The thesis should be reconsidered or exited if:

  • Running growth fades quickly after one or two strong quarters.
  • Major Jordan releases continue trading below retail after important drops.
  • China keeps deteriorating through FY2027.
  • Gross margin fails to recover after inventory pressure should have eased.
  • Free cash flow keeps falling without any sign of stabilization.
  • Wholesale recovery stalls.
  • Tariff mitigation fails and supply-chain shifts prove slower than expected.
  • Hill’s language remains athlete-centered but the operating facts keep pointing the other direction.

The stock going down does not disprove the thesis. The stock going up does not prove it. The facts decide.

Final View

Nike is a starter buy with price discipline.

The current cash math is not good. China is dangerous. Tariffs are real. Margins are compressed. Jordan heat is not fully repaired. These are not footnotes. They are the reason the opportunity exists at all.

The reason to start small is that the market may be waiting for the wrong proof. If Nike is healing, the first signs should show up before free cash flow fully recovers. They should show up in running, wholesale, Jordan scarcity, product credibility, athlete relevance, China stabilization, and margin repair.
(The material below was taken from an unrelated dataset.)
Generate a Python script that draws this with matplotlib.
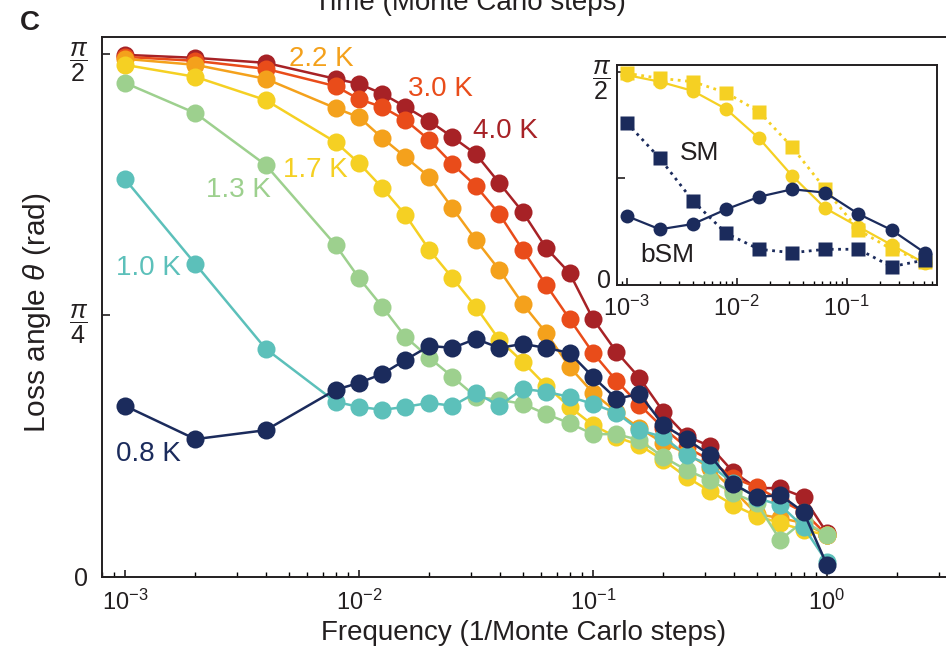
import numpy as np
import matplotlib
matplotlib.use("Agg")
import matplotlib.pyplot as plt
from matplotlib.transforms import ScaledTranslation

plt.rcParams['font.family'] = ['Liberation Sans', 'DejaVu Sans']
plt.rcParams['mathtext.fontset'] = 'custom'
plt.rcParams['mathtext.rm'] = 'Liberation Sans'
plt.rcParams['mathtext.it'] = 'Liberation Sans:italic'
plt.rcParams['mathtext.bf'] = 'Liberation Sans:bold'

## Données (angle de perte en rad)
freq = [1e-3, 2e-3, 4e-3, 7.94e-3, 1.0e-2, 1.26e-2, 1.58e-2, 2.0e-2, 2.51e-2,
        3.16e-2, 3.98e-2, 5.01e-2, 6.31e-2, 7.94e-2, 1.0e-1, 1.26e-1, 1.58e-1,
        2.0e-1, 2.51e-1, 3.16e-1, 3.98e-1, 5.01e-1, 6.31e-1, 7.94e-1, 1.0]

theta_40 = [1.568, 1.559, 1.544, 1.496, 1.481, 1.451, 1.412, 1.369, 1.321, 1.270,
            1.183, 1.096, 0.988, 0.913, 0.775, 0.676, 0.598, 0.496, 0.423, 0.393,
            0.315, 0.267, 0.267, 0.240, 0.132]
theta_30 = [1.562, 1.550, 1.526, 1.474, 1.435, 1.411, 1.372, 1.312, 1.240, 1.174,
            1.090, 0.982, 0.877, 0.775, 0.673, 0.589, 0.517, 0.447, 0.390, 0.351,
            0.297, 0.270, 0.231, 0.195, 0.126]
theta_22 = [1.556, 1.538, 1.496, 1.408, 1.381, 1.318, 1.261, 1.201, 1.108, 1.012,
            0.922, 0.820, 0.733, 0.631, 0.553, 0.496, 0.447, 0.402, 0.372, 0.327,
            0.261, 0.189, 0.177, 0.162, 0.126]
theta_17 = [1.538, 1.502, 1.432, 1.306, 1.243, 1.168, 1.087, 0.982, 0.898, 0.811,
            0.712, 0.646, 0.574, 0.511, 0.456, 0.420, 0.396, 0.351, 0.300, 0.258,
            0.216, 0.183, 0.162, 0.141, 0.126]
theta_13 = [1.484, 1.393, 1.237, 0.997, 0.898, 0.811, 0.721, 0.658, 0.601, 0.541,
            0.532, 0.520, 0.489, 0.462, 0.429, 0.429, 0.411, 0.360, 0.321, 0.291,
            0.252, 0.222, 0.111, 0.168, 0.126]
theta_10 = [1.195, 0.940, 0.685, 0.526, 0.511, 0.502, 0.511, 0.523, 0.514, 0.553,
            0.514, 0.565, 0.556, 0.541, 0.520, 0.493, 0.441, 0.420, 0.366, 0.336,
            0.282, 0.237, 0.216, 0.150, 0.045]
theta_08 = [0.514, 0.414, 0.441, 0.562, 0.583, 0.610, 0.652, 0.694, 0.688, 0.715,
            0.688, 0.700, 0.688, 0.673, 0.601, 0.535, 0.550, 0.456, 0.414, 0.366,
            0.279, 0.240, 0.246, 0.195, 0.036]

temperatures = ['4.0 K', '3.0 K', '2.2 K', '1.7 K', '1.3 K', '1.0 K', '0.8 K']
series = [theta_40, theta_30, theta_22, theta_17, theta_13, theta_10, theta_08]
couleurs = ['#A72226', '#E94C1A', '#F4A11C', '#F5D023', '#9DD08E', '#5CC0BA', '#1B2B5C']

# encart : SM / bSM
freq_in = [1e-3, 2e-3, 4e-3, 8e-3, 1.6e-2, 3.2e-2, 6.4e-2, 0.128, 0.256, 0.512]
bsm_haut = [1.546, 1.497, 1.429, 1.296, 1.080, 0.803, 0.565, 0.429, 0.295, 0.160]
sm_haut = [1.559, 1.522, 1.497, 1.416, 1.276, 1.014, 0.705, 0.405, 0.263, 0.172]
bsm_bas = [0.508, 0.410, 0.449, 0.557, 0.650, 0.705, 0.680, 0.523, 0.405, 0.238]
sm_bas = [1.195, 0.933, 0.619, 0.381, 0.263, 0.238, 0.263, 0.263, 0.135, 0.184]

texte = '#231F20'
W, H = 946, 650

def fx(px):
    return px / W

def fy(py):
    return 1 - py / H

fig = plt.figure(figsize=(W / 100, H / 100), dpi=100)

## Axe principal
ax = fig.add_axes([fx(102), fy(577), fx(946 - 102), (577 - 37) / H])
for th, c in zip(series, couleurs):
    ax.plot(freq, th, '-o', color=c, lw=1.8, ms=13, mec='none', clip_on=False)

ax.set_xscale('log')
ax.set_xlim(10 ** -3.098, 10 ** 0.5085)
ax.set_ylim(0, 1.6216)
ax.set_yticks([0, np.pi / 4, np.pi / 2])
ax.set_yticklabels(['0', r'$\dfrac{\pi}{4}$', r'$\dfrac{\pi}{2}$'], fontsize=18)
ax.tick_params(axis='x', which='major', direction='in', length=5, width=1.2, labelsize=17, pad=9, colors=texte)
ax.tick_params(axis='x', which='minor', direction='in', length=3.5, width=1.0)
ax.tick_params(axis='y', direction='in', length=6, width=1.2, pad=10, colors=texte)
ax.spines['right'].set_visible(False)
for s in ['left', 'bottom', 'top']:
    ax.spines[s].set_linewidth(1.4)
    ax.spines[s].set_color(texte)
ax.set_xlabel('Frequency (1/Monte Carlo steps)', fontsize=20, color=texte, labelpad=4)
ax.set_ylabel(r'Loss angle $\theta$ (rad)', fontsize=21.5, color=texte)
ax.yaxis.set_label_coords(-0.058, 0.489)

# étiquettes des courbes
etiquettes = [(505, 131), (440, 89), (321, 59), (315, 170), (238, 190), (148, 268), (148, 454)]
for (px, py), t, c in zip(etiquettes, temperatures, couleurs):
    fig.text(fx(px), fy(py), t, color=c, fontsize=20, ha='center', va='center')

## Encart
axi = fig.add_axes([fx(616.7), fy(285), fx(937 - 616.7), (285 - 65) / H])
axi.plot(freq_in, sm_haut, ':s', color=couleurs[3], lw=2, ms=9.5, mec='none')
axi.plot(freq_in, bsm_haut, '-o', color=couleurs[3], lw=1.6, ms=10, mec='none')
axi.plot(freq_in, sm_bas, ':s', color=couleurs[6], lw=2, ms=9.5, mec='none')
axi.plot(freq_in, bsm_bas, '-o', color=couleurs[6], lw=1.6, ms=10, mec='none')
axi.set_xscale('log')
axi.set_xlim(10 ** -3.091, 10 ** -0.179)
axi.set_ylim(0, 1.62)
axi.set_yticks([0, np.pi / 4, np.pi / 2])
axi.set_yticklabels(['0', '', r'$\dfrac{\pi}{2}$'], fontsize=18)
axi.tick_params(axis='x', which='major', direction='in', length=5, width=1.2, labelsize=17, pad=8, colors=texte)
axi.tick_params(axis='x', which='minor', direction='in', length=3, width=1.0)
axi.tick_params(axis='y', direction='in', length=6, width=1.2, pad=4, colors=texte)
for s in axi.spines.values():
    s.set_linewidth(1.4)
    s.set_color(texte)
# le "0" de l'encart est un peu remonté
zero = axi.get_yticklabels()[0]
zero.set_transform(zero.get_transform() + ScaledTranslation(0, 5 / 72, fig.dpi_scale_trans))
fig.text(fx(700), fy(153), 'SM', color=texte, fontsize=19, ha='center', va='center')
fig.text(fx(667), fy(255), 'bSM', color=texte, fontsize=19, ha='center', va='center')

## Textes de la figure
fig.text(fx(470), fy(10), 'Time (Monte Carlo steps)', fontsize=20, color=texte, ha='center', va='baseline')
fig.text(fx(30), fy(23), 'C', fontsize=20, fontweight='bold', color=texte, ha='center', va='center')

fig.savefig('out.png', dpi=100)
At $46.23, Nike is buyable enough for a starter position, not cheap enough for a full one. Add if the facts improve. Add more aggressively if the price falls toward $30-$35 while the thesis remains intact. Cut the idea if the operating evidence fails.

The investment is not that Nike is fixed. The investment is that Nike is damaged, the damage is identifiable, and the core asset still appears alive.

That is enough to start. It is not enough to stop questioning it.